TCR’s proposal calls for a 285-unit apartment complex standing seven stories, with vehicular access in and out of the building on Grant Street only. Not surprisingly, given The Beacon's proximity, no retail uses are planned. 

The 2.6-acre site in question is home to one-story office and former warehouse buildings today. It’s immediately north of the 20-building Pratt Stacks condos property and just south of the Atlanta Police Mounted Patrol’s former horse stables, which were moved to the new Atlanta Public Safety Training Center after 30 years in Grant Park. 

TCR representatives were scheduled to present plans to the Grant Park Neighborhood Association this evening during a monthly meeting. But the company has deferred to come before that board and NPU-W again until July, according to GPNA president Robert Selby. Company officials could not be reached before press time. 
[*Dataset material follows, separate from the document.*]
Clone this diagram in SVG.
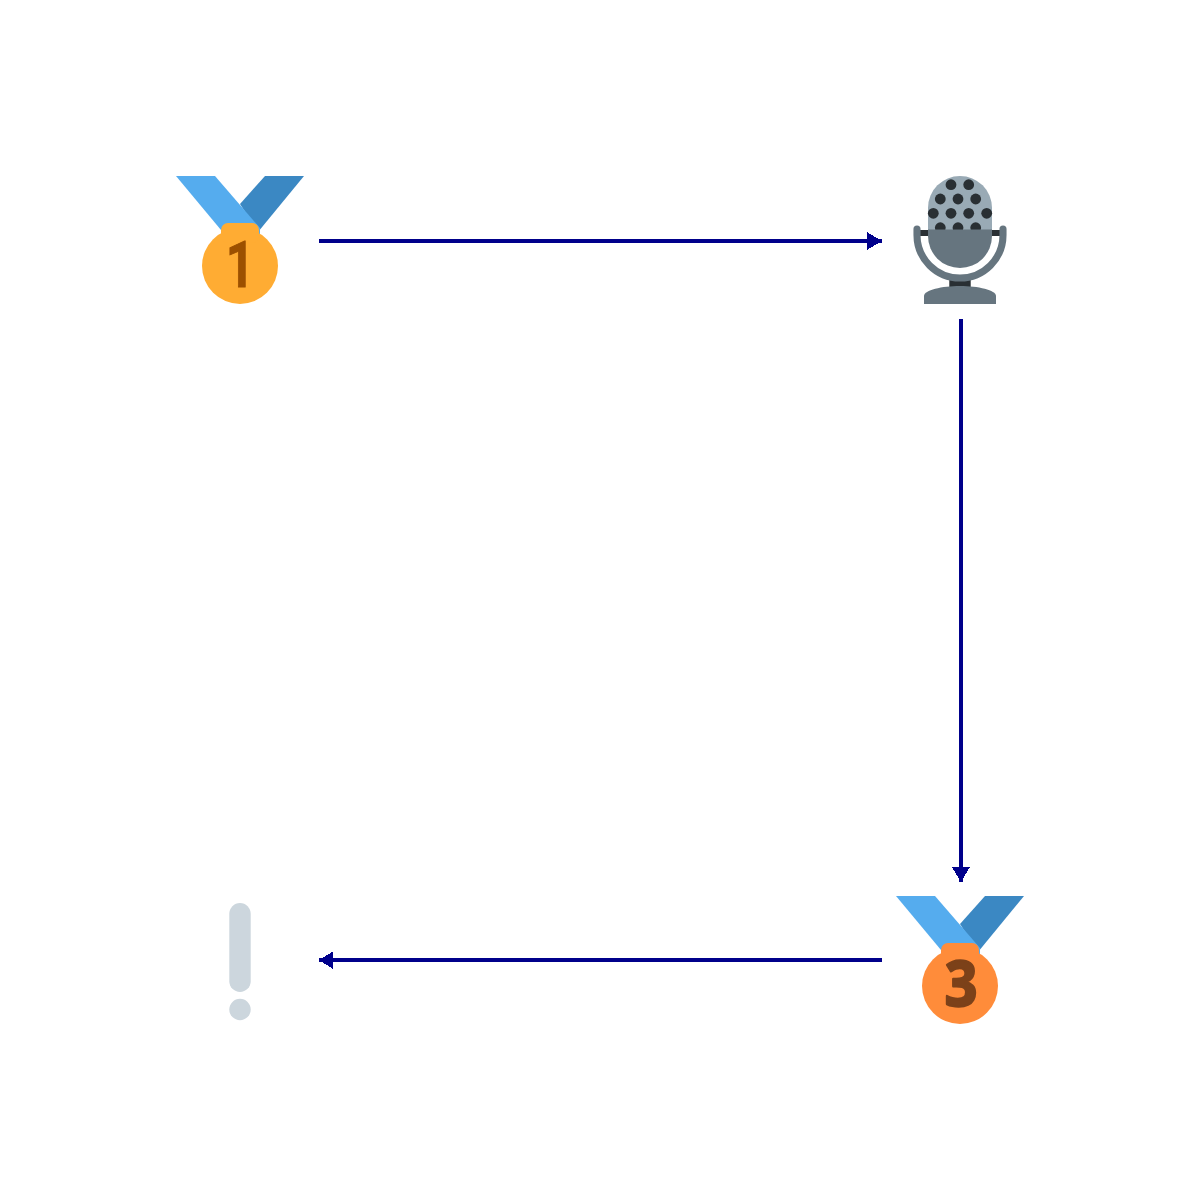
<svg xmlns="http://www.w3.org/2000/svg" width="1200" height="1200" viewBox="0 0 1200 1200">
<style>
.rl{fill:#55ACEE}.rd{fill:#3B88C3}
.num{font-weight:700;text-anchor:middle}
.edge{fill:none;stroke:#00008B;stroke-width:4;shape-rendering:crispEdges}
.head{fill:#00008B;shape-rendering:crispEdges}
</style>
<rect width="1200" height="1200" fill="#FFFFFF"/>
<g id="connectors">
<line class="edge" x1="319" y1="241" x2="882" y2="241"/><path class="head" d="M882 241L867 232V250z"/>
<line class="edge" x1="961" y1="319" x2="961" y2="882"/><path class="head" d="M961 882L952 867H970z"/>
<line class="edge" x1="882" y1="960" x2="319" y2="960"/><path class="head" d="M319 960L333 951.5V969z"/>
</g>
<g id="medal-first">
<path class="rd" d="M265 176H304L258 232L240 204z"/>
<path class="rl" d="M176 176H215L260 228V236H226z"/>
<circle cx="240" cy="266" r="38" fill="#FFAC33"/>
<rect x="221" y="223" width="38" height="20" rx="7" fill="#FFAC33"/>
<text class="num" transform="translate(240 287) scale(.78 1)" x="0" y="0" fill="#9C5000" stroke="#9C5000" stroke-width=".8" font-family="Roboto,'Liberation Sans',sans-serif" font-size="64">1</text>
</g>
<g id="microphone">
<path d="M928 230V208a32 32 0 0 1 64 0V230z" fill="#99AAB5"/>
<g fill="#292F33">
<circle cx="951" cy="184.7" r="5.4"/><circle cx="968.7" cy="184.7" r="5.4"/>
<circle cx="940.3" cy="199" r="5.4"/><circle cx="958" cy="199" r="5.4"/><circle cx="975.7" cy="199" r="5.4"/>
<circle cx="933.3" cy="213.3" r="5.4"/><circle cx="951" cy="213.3" r="5.4"/><circle cx="968.7" cy="213.3" r="5.4"/><circle cx="986.7" cy="213.3" r="5.4"/>
<circle cx="940.3" cy="227.7" r="5.4"/><circle cx="958" cy="227.7" r="5.4"/><circle cx="975.7" cy="227.7" r="5.4"/>
<rect x="920" y="230" width="8" height="6"/><rect x="992" y="230" width="8" height="6"/>
<rect x="949.3" y="280" width="21.4" height="8"/>
</g>
<path d="M928 229.5H992V236a32 32 0 0 1-64 0z" fill="#66757F"/>
<path d="M917 229V235a43 43 0 0 0 86 0V229" fill="none" stroke="#66757F" stroke-width="7.1" stroke-linecap="round"/>
<path d="M924 304V296C924 290 942 286 960 286S996 290 996 296V304z" fill="#66757F"/>
</g>
<g id="medal-third">
<path class="rd" d="M985 896H1024L978 952L960 924z"/>
<path class="rl" d="M896 896H935L980 948V956H946z"/>
<circle cx="960" cy="986" r="38" fill="#FF8C3A"/>
<rect x="941" y="943" width="38" height="20" rx="7" fill="#FF8C3A"/>
<text class="num" transform="translate(961 1006) scale(.92 1)" x="0" y="0" fill="#7C4119" stroke="#7C4119" stroke-width="2.4" stroke-linejoin="round" font-family="'Open Sans','Liberation Sans',sans-serif" font-size="62">3</text>
</g>
<g id="exclamation">
<rect x="229.3" y="903" width="21.4" height="89" rx="10.7" fill="#CCD6DD"/>
<circle cx="240" cy="1009.5" r="10.7" fill="#CCD6DD"/>
</g>
</svg>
As seen in March 2025, the 1030/1040 Grant St. site in question, at left, with The Beacon at right and the Southside Trail straight ahead. Google Maps

Overview of the project's planned footprint, between the Pratt Stacks condos and former Atlanta Police Department stables property. Trammell Crow Residential; courtesy of GPNA

Selby said the developer has struggled to garner support for the apartments from immediate neighbors due to congestion concerns he called “valid,” given infrastructure The Beacon area needs but lacks.  

Any large-scale development will encounter challenges over gridlock, according to Selby, because Grant Street is the only Atlanta Department of Transportation road linking The Beacon with the rest of the city to the north. He pointed to a Beltline Subarea 3 Master Plan (from both 2009 and 2021) that called for three new connection roads to be built by developers to handle increased density the multi-use trail traditionally spurs. 

Those connectors would be from Cherokee Avenue to Grant Circle (along the TCR proposal's site); from Mead to Grant streets; and from Hill to Grant streets (currently a Beacon private driveway). 

Planned elevation at the corner of Grant Street and Grant Circle. Trammell Crow Residential; designs, Dwell Design Studio

Examples of TCR's recent intown work, as shown during a January GPNA presentation. Trammell Crow Residential; courtesy of GPNA

The apartment development, for now, is stalled because Georgia Power, which owns the former police horse stables acreage, has been uncooperative in allowing right-of-way acquisition for new street connections to Cherokee Avenue or Mead Streets, according to Selby. 

“While we wait,” Selby wrote via email, “I continue to dream that the City of Atlanta purchases the old APD stables property, turns it into a park, and adds the missing infrastructure connecting Cherokee [Avenue] to The Beacon.”